## TO BE DONE
Omit all images. Write out the rest of the material exactly.

- - -

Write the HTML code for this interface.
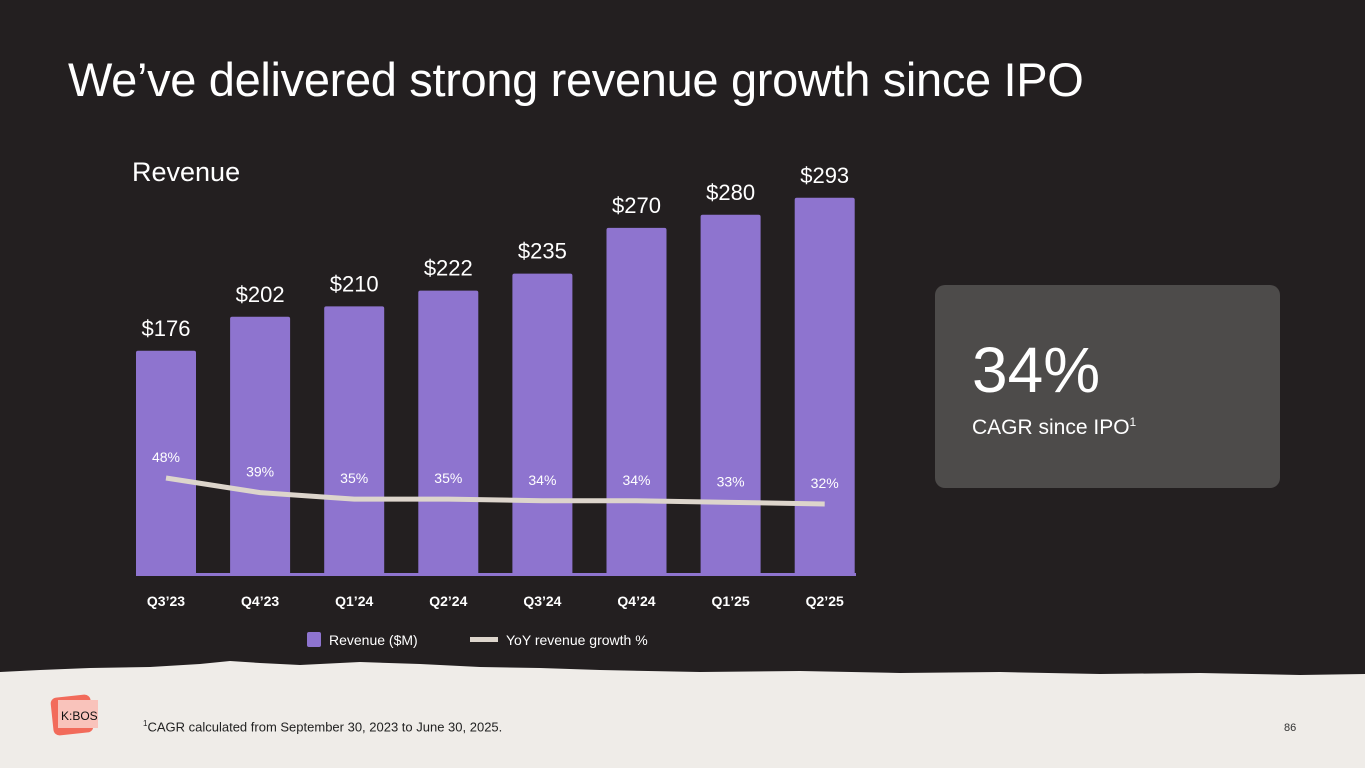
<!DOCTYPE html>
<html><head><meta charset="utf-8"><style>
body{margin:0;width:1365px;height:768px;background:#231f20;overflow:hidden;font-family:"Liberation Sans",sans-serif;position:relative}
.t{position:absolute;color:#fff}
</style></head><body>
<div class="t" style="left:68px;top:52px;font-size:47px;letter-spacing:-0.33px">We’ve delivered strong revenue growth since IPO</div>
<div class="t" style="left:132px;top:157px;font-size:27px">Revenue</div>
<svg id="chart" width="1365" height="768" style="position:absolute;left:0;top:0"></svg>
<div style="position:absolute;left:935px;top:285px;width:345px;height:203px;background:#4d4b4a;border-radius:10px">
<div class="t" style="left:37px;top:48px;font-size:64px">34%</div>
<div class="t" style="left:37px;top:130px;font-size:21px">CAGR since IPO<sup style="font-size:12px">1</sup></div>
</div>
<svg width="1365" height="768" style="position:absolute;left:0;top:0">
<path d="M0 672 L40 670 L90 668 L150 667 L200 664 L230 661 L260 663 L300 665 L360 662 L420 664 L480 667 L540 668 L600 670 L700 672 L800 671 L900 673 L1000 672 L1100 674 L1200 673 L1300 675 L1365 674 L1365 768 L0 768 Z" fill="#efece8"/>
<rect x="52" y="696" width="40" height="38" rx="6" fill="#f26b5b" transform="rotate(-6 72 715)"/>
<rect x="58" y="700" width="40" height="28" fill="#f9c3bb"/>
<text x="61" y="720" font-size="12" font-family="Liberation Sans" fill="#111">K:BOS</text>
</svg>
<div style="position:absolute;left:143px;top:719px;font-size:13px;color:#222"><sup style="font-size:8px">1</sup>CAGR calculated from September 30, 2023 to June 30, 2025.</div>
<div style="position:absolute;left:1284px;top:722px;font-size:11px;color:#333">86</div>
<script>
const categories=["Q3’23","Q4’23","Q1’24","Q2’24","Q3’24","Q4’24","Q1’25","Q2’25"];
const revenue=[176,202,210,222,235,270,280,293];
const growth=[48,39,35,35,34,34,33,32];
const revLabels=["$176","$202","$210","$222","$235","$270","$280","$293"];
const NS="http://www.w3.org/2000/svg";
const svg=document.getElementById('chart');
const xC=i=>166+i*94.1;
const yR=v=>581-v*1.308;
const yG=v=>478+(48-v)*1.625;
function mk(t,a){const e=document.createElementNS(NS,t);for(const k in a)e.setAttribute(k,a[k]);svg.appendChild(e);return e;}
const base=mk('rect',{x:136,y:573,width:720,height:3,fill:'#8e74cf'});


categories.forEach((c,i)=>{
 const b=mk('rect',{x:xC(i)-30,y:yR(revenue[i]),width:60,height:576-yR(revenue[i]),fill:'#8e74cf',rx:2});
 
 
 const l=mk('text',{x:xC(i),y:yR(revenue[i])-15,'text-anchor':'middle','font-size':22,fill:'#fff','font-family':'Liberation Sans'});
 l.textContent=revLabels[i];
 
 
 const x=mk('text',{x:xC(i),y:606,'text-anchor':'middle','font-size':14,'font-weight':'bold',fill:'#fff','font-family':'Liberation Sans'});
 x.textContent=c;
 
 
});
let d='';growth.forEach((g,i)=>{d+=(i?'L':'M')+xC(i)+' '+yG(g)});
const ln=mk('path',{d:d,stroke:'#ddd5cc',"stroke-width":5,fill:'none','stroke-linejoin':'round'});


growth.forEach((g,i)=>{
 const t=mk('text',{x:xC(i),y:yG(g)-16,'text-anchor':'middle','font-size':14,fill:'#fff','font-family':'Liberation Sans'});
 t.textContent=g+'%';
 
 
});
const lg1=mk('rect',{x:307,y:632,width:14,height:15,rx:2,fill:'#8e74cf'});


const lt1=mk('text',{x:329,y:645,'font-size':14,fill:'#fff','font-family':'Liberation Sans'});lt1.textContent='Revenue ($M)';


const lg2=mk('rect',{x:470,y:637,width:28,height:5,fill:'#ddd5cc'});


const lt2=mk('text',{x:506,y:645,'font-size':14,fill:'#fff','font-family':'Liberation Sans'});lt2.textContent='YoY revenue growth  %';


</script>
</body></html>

- - -

## WRITTEN RESPONSE
Write the HTML code for this interface.
<!DOCTYPE html>
<html><head><meta charset="utf-8"><style>
body{margin:0;width:1365px;height:768px;background:#231f20;overflow:hidden;font-family:"Liberation Sans",sans-serif;position:relative}
.t{position:absolute;color:#fff}
</style></head><body>
<div class="t" style="left:68px;top:52px;font-size:47px;letter-spacing:-0.33px">We’ve delivered strong revenue growth since IPO</div>
<div class="t" style="left:132px;top:157px;font-size:27px">Revenue</div>
<svg id="chart" width="1365" height="768" style="position:absolute;left:0;top:0"></svg>
<div style="position:absolute;left:935px;top:285px;width:345px;height:203px;background:#4d4b4a;border-radius:10px">
<div class="t" style="left:37px;top:48px;font-size:64px">34%</div>
<div class="t" style="left:37px;top:130px;font-size:21px">CAGR since IPO<sup style="font-size:12px">1</sup></div>
</div>
<svg width="1365" height="768" style="position:absolute;left:0;top:0">
<path d="M0 672 L40 670 L90 668 L150 667 L200 664 L230 661 L260 663 L300 665 L360 662 L420 664 L480 667 L540 668 L600 670 L700 672 L800 671 L900 673 L1000 672 L1100 674 L1200 673 L1300 675 L1365 674 L1365 768 L0 768 Z" fill="#efece8"/>
<rect x="52" y="696" width="40" height="38" rx="6" fill="#f26b5b" transform="rotate(-6 72 715)"/>
<rect x="58" y="700" width="40" height="28" fill="#f9c3bb"/>
<text x="61" y="720" font-size="12" font-family="Liberation Sans" fill="#111">K:BOS</text>
</svg>
<div style="position:absolute;left:143px;top:719px;font-size:13px;color:#222"><sup style="font-size:8px">1</sup>CAGR calculated from September 30, 2023 to June 30, 2025.</div>
<div style="position:absolute;left:1284px;top:722px;font-size:11px;color:#333">86</div>
<script>
const categories=["Q3’23","Q4’23","Q1’24","Q2’24","Q3’24","Q4’24","Q1’25","Q2’25"];
const revenue=[176,202,210,222,235,270,280,293];
const growth=[48,39,35,35,34,34,33,32];
const revLabels=["$176","$202","$210","$222","$235","$270","$280","$293"];
const NS="http://www.w3.org/2000/svg";
const svg=document.getElementById('chart');
const xC=i=>166+i*94.1;
const yR=v=>581-v*1.308;
const yG=v=>478+(48-v)*1.625;
function mk(t,a){const e=document.createElementNS(NS,t);for(const k in a)e.setAttribute(k,a[k]);svg.appendChild(e);return e;}
const base=mk('rect',{x:136,y:573,width:720,height:3,fill:'#8e74cf'});


categories.forEach((c,i)=>{
 const b=mk('rect',{x:xC(i)-30,y:yR(revenue[i]),width:60,height:576-yR(revenue[i]),fill:'#8e74cf',rx:2});
 
 
 const l=mk('text',{x:xC(i),y:yR(revenue[i])-15,'text-anchor':'middle','font-size':22,fill:'#fff','font-family':'Liberation Sans'});
 l.textContent=revLabels[i];
 
 
 const x=mk('text',{x:xC(i),y:606,'text-anchor':'middle','font-size':14,'font-weight':'bold',fill:'#fff','font-family':'Liberation Sans'});
 x.textContent=c;
 
 
});
let d='';growth.forEach((g,i)=>{d+=(i?'L':'M')+xC(i)+' '+yG(g)});
const ln=mk('path',{d:d,stroke:'#ddd5cc',"stroke-width":5,fill:'none','stroke-linejoin':'round'});


growth.forEach((g,i)=>{
 const t=mk('text',{x:xC(i),y:yG(g)-16,'text-anchor':'middle','font-size':14,fill:'#fff','font-family':'Liberation Sans'});
 t.textContent=g+'%';
 
 
});
const lg1=mk('rect',{x:307,y:632,width:14,height:15,rx:2,fill:'#8e74cf'});


const lt1=mk('text',{x:329,y:645,'font-size':14,fill:'#fff','font-family':'Liberation Sans'});lt1.textContent='Revenue ($M)';


const lg2=mk('rect',{x:470,y:637,width:28,height:5,fill:'#ddd5cc'});


const lt2=mk('text',{x:506,y:645,'font-size':14,fill:'#fff','font-family':'Liberation Sans'});lt2.textContent='YoY revenue growth  %';


</script>
</body></html>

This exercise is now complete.